Ezra Gordon is the hapless hero of the tale, a poet without the means to make his ends meet. He hasn’t written in years, much less published; he was charged in a sexual harassment action and had to answer to his girlfriend, the college’s attorney, who also happens to be the daughter of a college trustee who really doesn’t like Ezra. With most of the students, the department chair, his tenure committee, his landlady, maybe even his girlfriend – wherever Ezra goes, he’s the most unpopular guy in the room.
He does have one friend, Isaac Schwimmer, who lives in LA, so Ezra goes to stay with him for spring break. Isaac left the world of academia for the considerably lower-stress world of publishing, even breaking in with his own imprint. Ezra, of course, has no idea what Isaac publishes, and when he walks into Isaac’s high rise “lives of the rich and famous” condo, meets his beautiful, brainy, and willing neighbors, and crashes in a guest bedroom bigger than his apartment, he gets curious.
It turns out that there has to be someone who publishes pornographic novels, and Isaac happens to be one of the most successful in the crowd. That success has also given Isaac tons of self-confidence, which he generously tries to share with the beaten-down Ezra. He also makes Ezra a business proposition – write me a porn book and I’ll pay you $10,000. To his own surprise, Ezra accepts, and returns to campus with a little secret and a great big grin. (Did I mention the willing neighbor?)
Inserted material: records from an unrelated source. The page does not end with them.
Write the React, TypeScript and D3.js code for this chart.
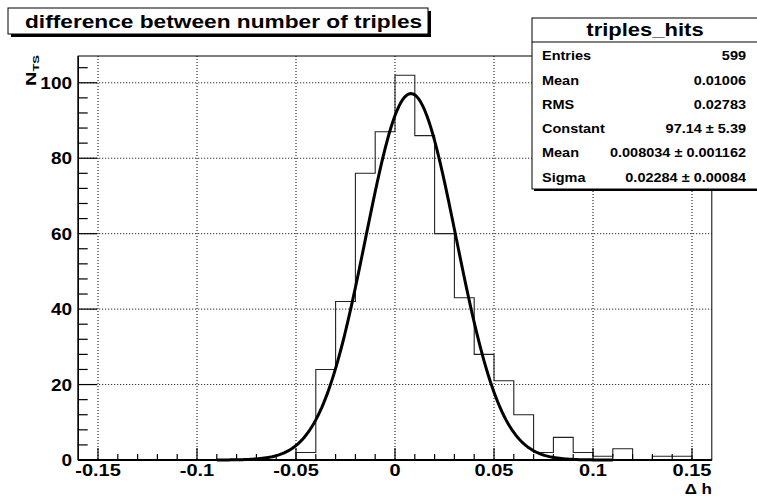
import React from "react";
import * as d3 from "d3";

const W = 757;
const H = 499;

// histogram: 32 bins of width 0.01 from -0.16 to 0.16
const binStart = -0.16;
const binWidth = 0.01;
const counts = [
  0, 0, 0, 0, 0, 0, 0, 0, 0, 0, 0, 2, 24, 42, 76, 87,
  102, 86, 60, 43, 28, 21, 12, 2, 6, 2, 1, 3, 0, 1, 1, 0,
];

// gaussian fit (parameters from the stats box)
const fitConstant = 97.14;
const fitMean = 0.008034;
const fitSigma = 0.02284;
const fitRange = [-0.09, 0.11];

const xTicks = [-0.15, -0.1, -0.05, 0, 0.05, 0.1, 0.15];
const xTickLabels = ["-0.15", "-0.1", "-0.05", "0", "0.05", "0.1", "0.15"];
const yTicks = [0, 20, 40, 60, 80, 100];
const yTickLabels = ["0", "20", "40", "60", "80", "100"];

const titleText = "difference between number of triples";
const statsTitle = "triples_hits";
const statsLabels = ["Entries", "Mean", "RMS", "Constant", "Mean", "Sigma"];
const statsValues = [
  "599",
  "0.01006",
  "0.02783",
  "97.14 \u00b1 5.39",
  "0.008034 \u00b1 0.001162",
  "0.02284 \u00b1 0.00084",
];

const FONT = "'Liberation Sans', Arial, Helvetica, sans-serif";

function T({ x, y, size, anchor = "start", sy = 0.82, children }: any) {
  return (
    <g transform={`translate(${x},${y}) scale(1,${sy})`}>
      <text
        x={0}
        y={0}
        fontSize={size}
        fontWeight="bold"
        fontFamily={FONT}
        textAnchor={anchor}
        fill="#000"
      >
        {children}
      </text>
    </g>
  );
}

export default function App() {
  const left = 78.2, right = 711.8, top = 56, bottom = 460;
  const x = d3.scaleLinear().domain([-0.16, 0.16]).range([left, right]);
  const y = d3.scaleLinear().domain([0, 107.1]).range([bottom, top]);

  // histogram outline
  let hist = `M${x(binStart)},${y(0)}`;
  counts.forEach((c, i) => {
    const hi = binStart + binWidth * (i + 1);
    hist += `V${y(c)}H${x(hi)}`;
  });
  hist += `V${y(0)}`;

  const gauss = (v: number) =>
    fitConstant * Math.exp(-0.5 * Math.pow((v - fitMean) / fitSigma, 2));
  const fitXs = d3.range(0, 201).map(
    (i) => fitRange[0] + ((fitRange[1] - fitRange[0]) * i) / 200
  );
  const fitPath = d3
    .line<number>()
    .x((v) => x(v))
    .y((v) => y(gauss(v)))(fitXs);

  const xMinor = d3.range(-16, 17).map((i) => i * 0.01).filter(
    (v) => !xTicks.some((t) => Math.abs(t - v) < 1e-9) && Math.abs(v) < 0.1599
  );
  const yMinor = d3.range(0, 108, 4).filter((v) => v % 20 !== 0);

  const rowBase = [60, 84.5, 109, 133, 157, 181.5];

  return (
    <svg
      width={W}
      height={H}
      style={{ position: "absolute", left: 0, top: 0, background: "#fff" }}
    >
      <rect x={0} y={0} width={W} height={H} fill="#fff" />
      {/* grid */}
      {xTicks.map((t, i) => (
        <line key={"gx" + i} x1={x(t)} x2={x(t)} y1={top} y2={bottom}
          stroke="#000" strokeWidth={1} strokeDasharray="1 2" />
      ))}
      {yTicks.map((t, i) => (
        <line key={"gy" + i} x1={left} x2={right} y1={y(t)} y2={y(t)}
          stroke="#000" strokeWidth={1} strokeDasharray="1 2" />
      ))}
      {/* histogram */}
      <path d={hist} fill="none" stroke="#222" strokeWidth={1.1} />
      {/* fit */}
      <path d={fitPath || ""} fill="none" stroke="#000" strokeWidth={3} strokeLinejoin="round" />
      {/* frame */}
      <rect x={left} y={top} width={right - left} height={bottom - top}
        fill="none" stroke="#000" strokeWidth={1} />
      <line x1={left} x2={right} y1={bottom} y2={bottom} stroke="#000" strokeWidth={2} />
      <line x1={left} x2={left} y1={top} y2={bottom} stroke="#000" strokeWidth={1.5} />
      {/* x ticks */}
      {xTicks.map((t, i) => (
        <line key={"xt" + i} x1={x(t)} x2={x(t)} y1={bottom} y2={bottom - 12}
          stroke="#000" strokeWidth={1.2} />
      ))}
      {xMinor.map((t, i) => (
        <line key={"xm" + i} x1={x(t)} x2={x(t)} y1={bottom} y2={bottom - 6}
          stroke="#000" strokeWidth={1.2} />
      ))}
      {/* y ticks */}
      {yTicks.map((t, i) => (
        <line key={"yt" + i} x1={left} x2={left + 19} y1={y(t)} y2={y(t)}
          stroke="#000" strokeWidth={1.2} />
      ))}
      {yMinor.map((t, i) => (
        <line key={"ym" + i} x1={left} x2={left + 9.5} y1={y(t)} y2={y(t)}
          stroke="#000" strokeWidth={1.2} />
      ))}
      {/* tick labels */}
      {xTicks.map((t, i) => (
        <T key={"xl" + i} x={x(t)} y={476} size={20} anchor="middle">
          {xTickLabels[i]}
        </T>
      ))}
      {yTicks.map((t, i) => (
        <T key={"yl" + i} x={72} y={y(t) + 6} size={19} anchor="end">
          {yTickLabels[i]}
        </T>
      ))}
      {/* axis titles */}
      <T x={712} y={494} size={17} anchor="end">{"\u0394 h"}</T>
      <g transform={`translate(36,55) rotate(-90) scale(1,0.72)`}>
        <text fontSize={20} fontWeight="bold" fontFamily={FONT} textAnchor="end">
          N<tspan fontSize={13} dy={4}>TS</tspan>
        </text>
      </g>
      {/* title box */}
      <rect x={11} y={11} width={420} height={26} fill="#000" />
      <rect x={8} y={8} width={420} height={26} fill="#fff" stroke="#000" strokeWidth={1} />
      <T x={25} y={28} size={22.7} sy={0.82}>{titleText}</T>
      {/* stats box */}
      <rect x={534} y={20} width={226} height={171} fill="#000" />
      <rect x={532} y={18} width={226} height={171} fill="#fff" stroke="#000" strokeWidth={1} />
      <line x1={532} x2={758} y1={42} y2={42} stroke="#000" strokeWidth={1} />
      <T x={645} y={36} size={22} anchor="middle" sy={0.85}>{statsTitle}</T>
      {statsLabels.map((s, i) => (
        <T key={"sl" + i} x={542} y={rowBase[i]} size={14.5} sy={0.88}>{s}</T>
      ))}
      {statsValues.map((s, i) => (
        <T key={"sv" + i} x={746} y={rowBase[i]} size={14.5} anchor="end" sy={0.88}>{s}</T>
      ))}
    </svg>
  );
}
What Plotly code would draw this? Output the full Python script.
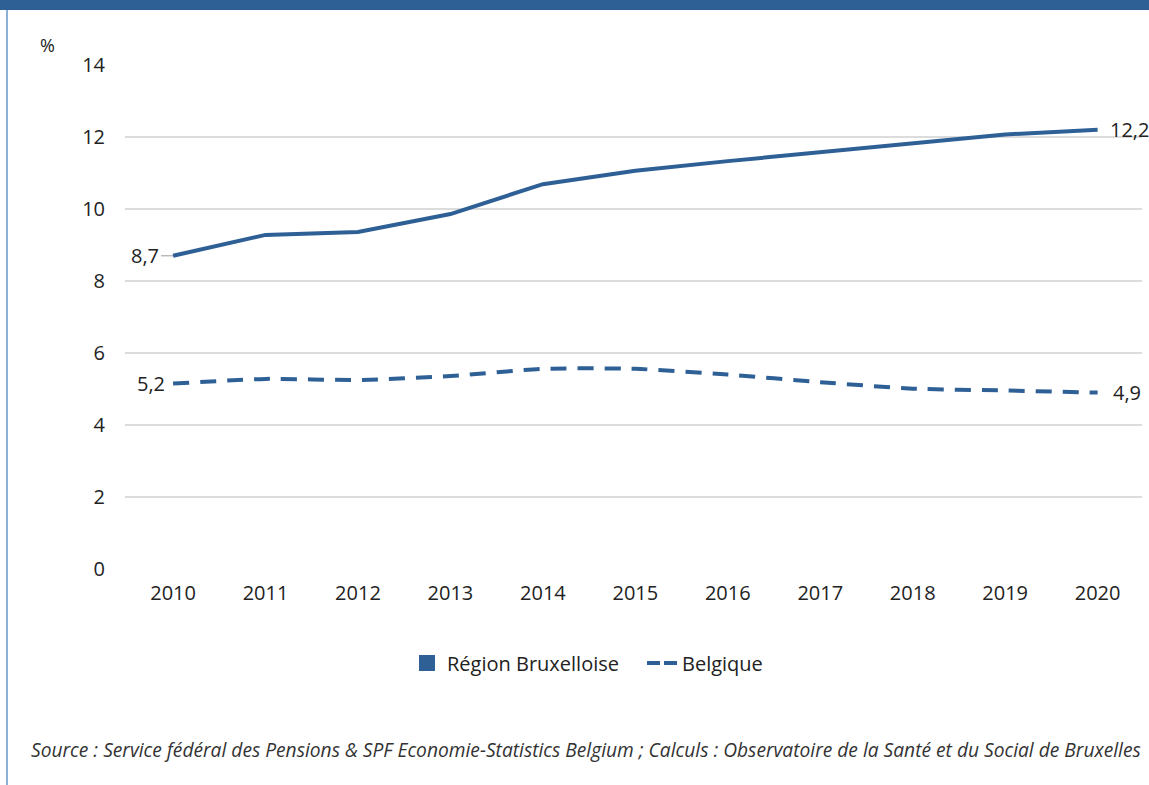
import plotly.graph_objects as go

years = [2010, 2011, 2012, 2013, 2014, 2015, 2016, 2017, 2018, 2019, 2020]
bruxelles = [8.7, 9.28, 9.36, 9.86, 10.69, 11.06, 11.33, 11.58, 11.81, 12.07, 12.2]
belgique = [5.15, 5.28, 5.25, 5.36, 5.56, 5.56, 5.40, 5.19, 5.01, 4.96, 4.9]
series_names = ["Région Bruxelloise", "Belgique"]
y_ticks = [0, 2, 4, 6, 8, 10, 12, 14]
source_text = ("Source : Service fédéral des Pensions & SPF Economie-Statistics Belgium ; "
               "Calculs : Observatoire de la Santé et du Social de Bruxelles")

BLUE = "#2E6096"
TEXT = "#222222"
FONT = "Open Sans"
FS = 20

W, H = 1149, 785
L, R, T, B = 125, 7, 65, 216
pw, ph = W - L - R, H - T - B


def px_x(p):
    return (p - L) / pw


def px_y(p):
    return (H - B - p) / ph


def fmt(v):
    return f"{v:.1f}".replace(".", ",")


fig = go.Figure()

fig.add_trace(go.Scatter(
    x=years, y=bruxelles, mode="lines", name=series_names[0],
    line=dict(color=BLUE, width=4), showlegend=False, legendgroup="bxl",
))
fig.add_trace(go.Scatter(
    x=years, y=belgique, mode="lines", name=series_names[1],
    line=dict(color=BLUE, width=4, dash="16px,11px", shape="spline", smoothing=0.6),
    showlegend=False, legendgroup="bel",
))
# legend keys: filled square for Brussels, short dashes for Belgium
fig.add_trace(go.Scatter(
    x=[None], y=[None], mode="markers", name=series_names[0],
    marker=dict(color=BLUE, symbol="square", size=16), legendgroup="bxl",
))
fig.add_trace(go.Scatter(
    x=[None], y=[None], mode="lines", name=series_names[1],
    line=dict(color=BLUE, width=4, dash="13px,4px"), legendgroup="bel",
))

annotations = []
# first and last values of each series
for series, leader, end_shift in ((bruxelles, True, 10), (belgique, False, 13)):
    annotations.append(dict(
        x=years[0], y=series[0], text=fmt(series[0]), xref="x", yref="y",
        showarrow=leader, arrowhead=0, arrowwidth=1, arrowcolor="#9a9a9a",
        ax=-12 if leader else 0, ay=0, standoff=0,
        xanchor="right", xshift=0 if leader else -6,
        font=dict(size=FS, color=TEXT, family=FONT),
    ))
    annotations.append(dict(
        x=years[-1], y=series[-1], text=fmt(series[-1]), xref="x", yref="y",
        showarrow=False, xanchor="left", xshift=end_shift,
        font=dict(size=FS, color=TEXT, family=FONT),
    ))

annotations.append(dict(
    x=px_x(47), y=px_y(45), xref="paper", yref="paper", text="%",
    showarrow=False, xanchor="center", yanchor="middle",
    font=dict(size=18, color=TEXT, family=FONT),
))
annotations.append(dict(
    x=px_x(1143), y=px_y(749), xref="paper", yref="paper", text=source_text,
    showarrow=False, xanchor="right", yanchor="middle",
    font=dict(size=19.2, color="#333333", family=FONT, style="italic"),
))

shapes = [
    dict(type="rect", xref="paper", yref="paper",
         x0=px_x(-5), x1=px_x(W + 5), y0=px_y(10), y1=px_y(-5),
         fillcolor=BLUE, line=dict(width=0), layer="above"),
    dict(type="line", xref="paper", yref="paper",
         x0=px_x(7), x1=px_x(7), y0=px_y(10), y1=px_y(H + 5),
         line=dict(color="#8DB0D8", width=2)),
]

fig.update_layout(
    width=W, height=H,
    margin=dict(l=L, r=R, t=T, b=B),
    paper_bgcolor="white", plot_bgcolor="white",
    font=dict(family=FONT, color=TEXT, size=FS),
    separators=", ",
    showlegend=True,
    legend=dict(
        orientation="h", x=px_x(642), xanchor="center", y=px_y(663), yanchor="middle",
        font=dict(size=FS, color=TEXT, family=FONT), itemwidth=30,
        entrywidth=190, entrywidthmode="pixels",
        bgcolor="rgba(0,0,0,0)",
    ),
    xaxis=dict(
        range=[2009.48, 2020.48], tickmode="array", tickvals=years,
        ticktext=[str(y) for y in years], showgrid=False, zeroline=False,
        showline=False, ticks="outside", ticklen=6, tickcolor="rgba(0,0,0,0)",
        tickfont=dict(size=FS, color=TEXT, family=FONT),
    ),
    yaxis=dict(
        range=[0, 14], tickmode="array", tickvals=y_ticks,
        showgrid=True, gridcolor="#dcdcdc", gridwidth=1.5, zeroline=False,
        showline=False, ticks="outside", ticklen=15, tickcolor="rgba(0,0,0,0)",
        tickfont=dict(size=FS, color=TEXT, family=FONT),
    ),
    annotations=annotations,
    shapes=shapes,
)

fig.write_html("out.html")
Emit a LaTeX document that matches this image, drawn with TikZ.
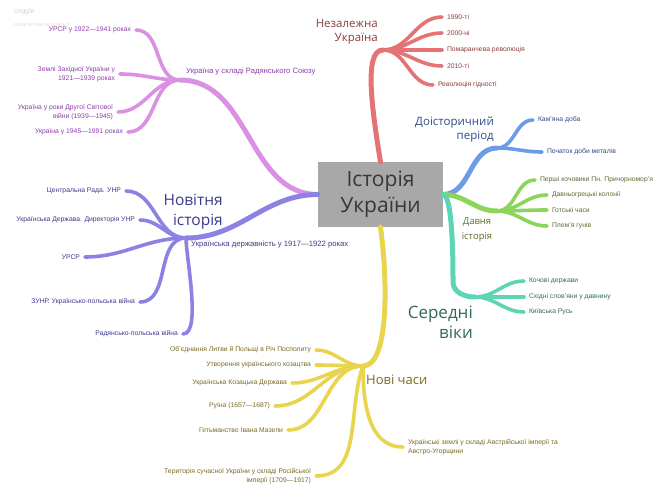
\documentclass[tikz,border=0pt]{standalone}
\usepackage{fontspec}
\setmainfont{Liberation Sans}
\newfontfamily\bigfont{Open Sans}
\usepackage{tikz}

\definecolor{pinkln}{RGB}{218,145,228}
\definecolor{pinktx}{RGB}{140,62,165}
\definecolor{violn}{RGB}{140,130,228}
\definecolor{viotx}{RGB}{60,58,140}
\definecolor{redln}{RGB}{229,115,115}
\definecolor{redtx}{RGB}{140,60,60}
\definecolor{blueln}{RGB}{110,155,230}
\definecolor{bluetx}{RGB}{45,75,130}
\definecolor{grnln}{RGB}{140,212,90}
\definecolor{grntx}{RGB}{90,110,45}
\definecolor{tealln}{RGB}{93,213,181}
\definecolor{tealtx}{RGB}{47,106,94}
\definecolor{yelln}{RGB}{232,212,77}
\definecolor{yeltx}{RGB}{120,105,35}
\definecolor{boxfill}{RGB}{168,168,168}
\definecolor{boxtx}{RGB}{55,55,55}

\tikzset{
	leafL/.style={anchor=east, inner sep=0pt, outer xsep=5pt, align=right, font=\fontsize{6.8}{8.8}\selectfont},
	leafR/.style={anchor=west, inner sep=0pt, outer xsep=5pt, align=left, font=\fontsize{6.8}{8.8}\selectfont},
	sublabel/.style={inner sep=0pt, font=\fontsize{7.7}{9}\selectfont},
	biglabel/.style 2 args={inner sep=0pt, font=\bigfont\fontsize{#1}{#2}\selectfont},
	branch/.style={line width=3.6pt, line cap=round},
	trunk/.style={line width=5pt, line cap=round}
}

\begin{document}
\begin{tikzpicture}[x=1pt, y=-1pt]
	\useasboundingbox (0,0) rectangle (656,484);
	% watermark
	\node[anchor=west, inner sep=0pt, text=gray!35, font=\itshape\fontsize{7}{8}\selectfont] (cg) at (14,12) {coggle};
	\node[anchor=west, inner sep=0pt, text=gray!30, font=\fontsize{5}{6}\selectfont] (mf) at (14,25) {made for free at coggle.it};

	% centre
	\node[fill=boxfill, text=boxtx, minimum width=125pt, minimum height=65pt, outer sep=0pt, align=center, font=\bigfont\fontsize{21}{26}\selectfont] (ist) at (380.5,194.5) {Історія\\України};

	% hubs
	\coordinate (pk) at (180,80);
	\coordinate (vi) at (186,238);
	\coordinate (rd) at (383,50);
	\coordinate (bl) at (497,148);
	\coordinate (gr) at (497,211);
	\coordinate (tl) at (475,297);
	\coordinate (tb) at (453,282);
	\coordinate (yl) at (363,366);

	% main branches
	\draw[trunk, pinkln] (ist.west) to[out=180,in=0] (pk);
	\draw[trunk, violn] (ist.west) to[out=180,in=0] (vi);
	\draw[trunk, redln] (ist.north) .. controls +(-8,-50) and +(-20,0) .. (rd);
	\draw[trunk, blueln] (ist.east) to[out=0,in=180] (bl);
	\draw[trunk, grnln] (ist.east) to[out=0,in=180] (gr);
	\draw[trunk, tealln] (ist.east) to[out=0,in=90,looseness=0.3] (tb) to[out=-90,in=180] (tl);
	\draw[trunk, yelln] (ist.south) .. controls +(8,60) and +(25,0) .. (yl);

	% Україна у складі Радянського Союзу
	\node[leafL, text=pinktx] (p1) at (136,30) {УРСР у 1922—1941 роках};
	\node[leafL, text=pinktx] (p2) at (120,74) {Землі Західної України у\\1921—1939 роках};
	\node[leafL, text=pinktx] (p3) at (118,112) {Україна у роки Другої Світової\\війни (1939—1945)};
	\node[leafL, text=pinktx] (p4) at (128,132) {Україна у 1945—1991 роках};
	\path[branch, pinkln] (pk) edge[out=180,in=0] (p1.east) edge[out=180,in=0] (p2.east)
		edge[out=180,in=0] (p3.east) edge[out=180,in=0] (p4.east);
	\node[sublabel, anchor=west, text=pinktx] (pkl) at (186,72) {Україна у складі Радянського Союзу};

	% Новітня історія
	\node[biglabel={15.5}{20}, anchor=east, align=right, text=viotx] (nov) at (223,212) {Новітня\\історія};
	\node[leafL, text=viotx] (v1) at (126,191) {Центральна Рада. УНР};
	\node[leafL, text=viotx] (v2) at (140,220) {Українська Держава. Директорія УНР};
	\node[leafL, text=viotx] (v3) at (85,257) {УРСР};
	\node[leafL, text=viotx] (v4) at (140,302) {ЗУНР. Українсько-польська війна};
	\node[leafL, text=viotx] (v5) at (183,334) {Радянсько-польська війна};
	\path[branch, violn] (vi) edge[out=180,in=0] (v1.east) edge[out=180,in=0] (v2.east)
		edge[out=180,in=0] (v3.east) edge[out=180,in=0] (v4.east) edge[out=-90,in=0,looseness=0.5] (v5.east);
	\node[sublabel, anchor=west, text=viotx] (vil) at (191,245) {Українська державність у 1917—1922 роках};

	% Незалежна Україна
	\node[biglabel={11.5}{13.5}, anchor=east, align=right, text=redtx] (nez) at (378,32) {Незалежна\\Україна};
	\node[leafR, text=redtx] (r1) at (442,17) {1990-ті};
	\node[leafR, text=redtx] (r2) at (442,33) {2000-ні};
	\node[leafR, text=redtx] (r3) at (442,50) {Помаранчева революція};
	\node[leafR, text=redtx] (r4) at (442,66) {2010-ті};
	\node[leafR, text=redtx] (r5) at (433,85) {Революція гідності};
	\path[branch, redln] (rd) edge[out=0,in=180] (r1.west) edge[out=0,in=180] (r2.west)
		edge[out=0,in=180] (r3.west) edge[out=0,in=180] (r4.west) edge[out=0,in=180] (r5.west);

	% Доісторичний період
	\node[biglabel={11.5}{14}, anchor=east, align=right, text=bluetx] (doi) at (494,130) {Доісторичний\\період};
	\node[leafR, text=bluetx] (b1) at (533,120) {Кам'яна доба};
	\node[leafR, text=bluetx] (b2) at (542,152) {Початок доби металів};
	\path[branch, blueln] (bl) edge[out=0,in=180] (b1.west) edge[out=0,in=180] (b2.west);

	% Давня історія
	\node[biglabel={9.5}{15}, align=center, text=grntx] (dav) at (477,230) {Давня\\історія};
	\node[leafR, text=grntx] (g1) at (535,180) {Перші кочовики Пн. Причорномор'я};
	\node[leafR, text=grntx] (g2) at (547,195) {Давньогрецькі колонії};
	\node[leafR, text=grntx] (g3) at (547,210) {Готські часи};
	\node[leafR, text=grntx] (g4) at (547,226) {Плем'я гунів};
	\path[branch, grnln] (gr) edge[out=0,in=180] (g1.west) edge[out=0,in=180] (g2.west)
		edge[out=0,in=180] (g3.west) edge[out=0,in=180] (g4.west);

	% Середні віки
	\node[biglabel={17}{20}, anchor=east, align=right, text=tealtx] (ser) at (473,322) {Середні\\віки};
	\node[leafR, text=tealtx] (t1) at (524,281) {Кочові держави};
	\node[leafR, text=tealtx] (t2) at (524,297) {Східні слов'яни у давнину};
	\node[leafR, text=tealtx] (t3) at (524,312) {Київська Русь};
	\path[branch, tealln] (tl) edge[out=0,in=180] (t1.west) edge[out=0,in=180] (t2.west)
		edge[out=0,in=180] (t3.west);

	% Нові часи
	\node[biglabel={13}{15}, anchor=west, text=yeltx] (nch) at (366,380) {Нові часи};
	\node[leafL, text=yeltx] (y1) at (316,350) {Об'єднання Литви й Польщі в Річ Посполиту};
	\node[leafL, text=yeltx] (y2) at (316,365) {Утворення українського козацтва};
	\node[leafL, text=yeltx] (y3) at (292,383) {Українська Козацька Держава};
	\node[leafL, text=yeltx] (y4) at (275,406) {Руїна (1657—1687)};
	\node[leafL, text=yeltx] (y5) at (288,430) {Гетьманство Івана Мазепи};
	\node[leafL, text=yeltx] (y6) at (316,476) {Територія сучасної України у складі Російської\\імперії (1709—1917)};
	\node[leafR, text=yeltx] (y7) at (403,447) {Українські землі у складі Австрійської імперії та\\Австро-Угорщини};
	\path[branch, yelln] (yl) edge[out=180,in=0] (y1.east) edge[out=180,in=0] (y2.east)
		edge[out=180,in=0] (y3.east) edge[out=180,in=0] (y4.east) edge[out=180,in=0] (y5.east)
		edge[out=250,in=0] (y6.east) edge[out=-90,in=180] (y7.west);
\end{tikzpicture}
\end{document}
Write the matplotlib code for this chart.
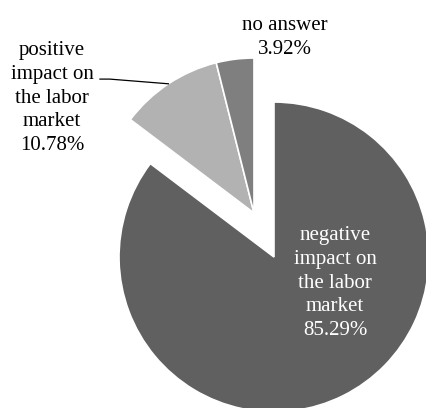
import numpy as np
import matplotlib
matplotlib.use('Agg')
import matplotlib.pyplot as plt

# Survey shares (percent), clockwise from 12 o'clock
categories = ['negative impact on\nthe labor\nmarket', 'positive\nimpact on\nthe labor\nmarket', 'no answer']
shares = [85.29, 10.78, 3.92]
colors = ['#606060', '#b2b2b2', '#7f7f7f']

plt.rcParams['font.family'] = ['Liberation Serif', 'DejaVu Serif']

fig = plt.figure(figsize=(4.26, 4.08), dpi=100)
ax = fig.add_axes([0, 0, 1, 1])

wedges, _ = ax.pie(shares, colors=colors, startangle=90, counterclock=False,
                   radius=1.0, wedgeprops=dict(edgecolor='white', linewidth=1.2))

# the two small slices are pulled out together
offset = np.array([-0.129, 0.284])
for w in wedges[1:]:
    w.set_center(tuple(offset))

ax.set_xlim(-1.768, 0.981)
ax.set_ylim(-0.974, 1.658)
ax.set_aspect('equal')
ax.axis('off')

fs = 15
ls = 1.35
ax.text(0.394, -0.168, 'negative\nimpact on\nthe labor\nmarket\n%.2f%%' % shares[0],
        ha='center', va='center', color='white', fontsize=fs, linespacing=ls)
ax.text(-1.432, 1.026, categories[1] + '\n%.2f%%' % shares[1],
        ha='center', va='center', color='black', fontsize=fs, linespacing=ls)
ax.text(0.071, 1.419, categories[2] + '\n%.2f%%' % shares[2],
        ha='center', va='center', color='black', fontsize=fs, linespacing=ls)

# leader line for the positive slice
w = wedges[1]
mid = np.deg2rad((w.theta1 + w.theta2) / 2)
tip = offset + np.array([np.cos(mid), np.sin(mid)]) * w.r
ax.plot([-1.123, -1.06, tip[0]], [1.148, 1.148, tip[1]], color='black', lw=0.9)

fig.savefig('out.png', dpi=100, facecolor='white')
The secret of writing a throwaway piece of smut fires Ezra’s imagination, and before he knows it the manuscript for Every Inch a Lady is in the mail, and the book is in print. To Ezra’s (and Isaac’s) surprise, it takes off in ways neither can imagine. Plus, finishing it gives Ezra the nerve to tell off his old girlfriend, show off his new one, tick off an FBI agent investigating cybercrime, help a student find his way, and finally, contemplate writing his own novel under his own name. Ezra’s journey becomes a comic take on the erotic journey of his heroine, picking up momentum along the way.
Tarloff also wrote for M*A*S*H, All in the Family, and The Bob Newhart Show, and still writes for Slate, The Atlantic, and The American Prospect. He’s married to economist Laura D’Andrea Tyson, which is where I guess he got his exposure to academic politics. In The Man Who Wrote the Book, he scores with vicious and illuminating satire (is that a tautology?), and makes Ezra’s growth from immature schlub to confident adult fun. The lone downside of the book is its relationship to technology – does anyone even publish porn on paper anymore? Would many readers remember the days of computer access limited to dial-up campus networks? The upside is, well, everything else.